Nous reprenons nos échanges et Hugo m’explique qu’il fume depuis l’âge de 18 ans. Il s’est initié à ce plaisir au pays, grâce aux employés des manufactures qui cherchaient à revendre les cigares qu’ils percevaient en avantages. Hugo, en tant que local, se fournissait auprès de ces personnes et n’hésitez pas à faire profiter ce bon plan aux nombreux visiteurs de l’île aux cigares.
Il revient à son Cohiba et se plaint d’une sécheresse trop prononcée, ce qui à mon goût était loin d’être le cas. J’en déduis que notre cubain aime les cigares très humides. Il en vient à m’expliquer que selon lui l’humidor est la clé, il doit être bien entretenu, il faut que lorsque l’on ferme ce dernier, le couvercle doit en aucun cas se claquer. Mieux, il doit émettre un souffle qu’il bruite lui même : « wouf ! ».
Un roi, on ne lui coupe jamais la tête, sauf en France !
Quand je l’interroge sur ses cigares préférés, il me rétorque que ce sont les cubains uniquement. Il enchaîne en évoquant quelques marques comme Quai d’Orsay, Partagas, Romeo y Julieta, Bolivar, mais surtout il mentionne des noms dont je n’ai jamais entendu parler et qui sont probablement pas vendus sur le vieux continent.
Pendant que nous échangeons à bâtons rompus sur nos vitoles préférées, le cigare d’Hugo s’éteint et il n’hésite pas à pincer son extrémité afin de faire tomber la cendre refroidie et la tripe encore rougie. Voilà un second geste sûr qui ne manque pas d’attirer mon attention.
Pendant que nous commandons nos plats, il tient à évoquer son incompréhension de l’industrie du cigare. Selon lui la chaîne de valeur du cigare ne respecte aucune logique car un cigare est un produit de luxe vendu très cher partout dans le monde alors que les employés des manufactures sont payés quelques euros (salaire moyen à Cuba = 19€) pour une expertise difficile à acquérir.
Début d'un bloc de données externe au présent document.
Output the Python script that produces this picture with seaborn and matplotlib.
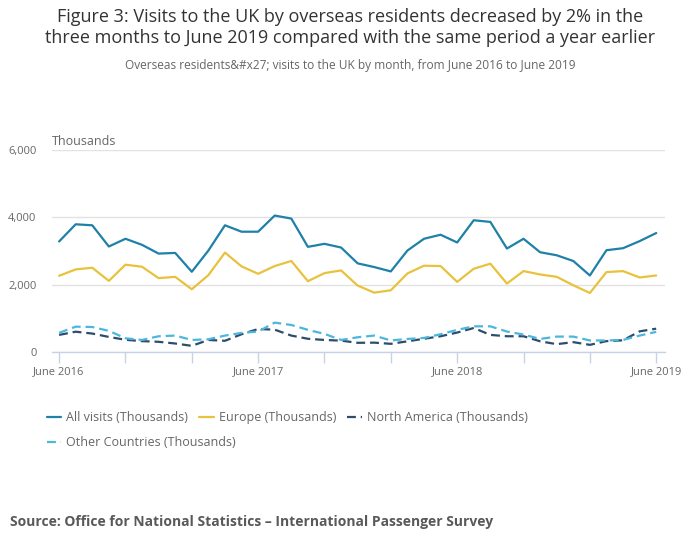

Il fait frais dehors, nous décidons de passer à table. Hugo dépose délicatement son module dans le cendrier en prenant soin de ne pas l’écraser comme le ferait un novice. Il nous regarde dans les yeux et nous sort son dicton cubain : » un roi, on ne lui coupe jamais la tête, sauf en France ! ». Nous nous appliquons donc à déposer notre cigare royal le plus délicatement possible.
A table !
Côté restaurant, la décoration est sobre et la lumière tamisée. On s’y sent à l’aise et on commence à suspecter Hugo de sortir de bonnes assiettes. Les photographies de flamenco et les piments accrochés aux crocs de boucher nous rappellent que l’on est bien dans un restaurant espagnol, le pays d’adoption d’Hugo.
Sur la petite carte en papier, le serveur nous explique que tout est soigné et frais. Ceci explique pourquoi la carte n’est pas plastifiée.
Les plats arrivent. D’énormes gambas à la plancha ornent une de nos assiettes et ma plume ibérique est fondante à souhait. Nous terminons par la classique crème catalane exécutée à la perfection. Face à notre enthousiasme devant nos ramequins, Hugo vient carrément nous partager sa recette et ses astuces.
Au moment de l’addition nous sommes tout de même surpris de pouvoir manger aussi bien à ce prix. Il est évident que le Casa Hugo cherche à se faire une place à Paris avec un rapport qualité prix imbattable. Nous paierons moins de 30€ le plat-dessert.
Avec une terrasse par définition ouverte aux fumeurs de cigares, en allant au Casa Hugo, vous prendrez beaucoup de plaisir à revoir vos classiques de la gastronomie espagnole.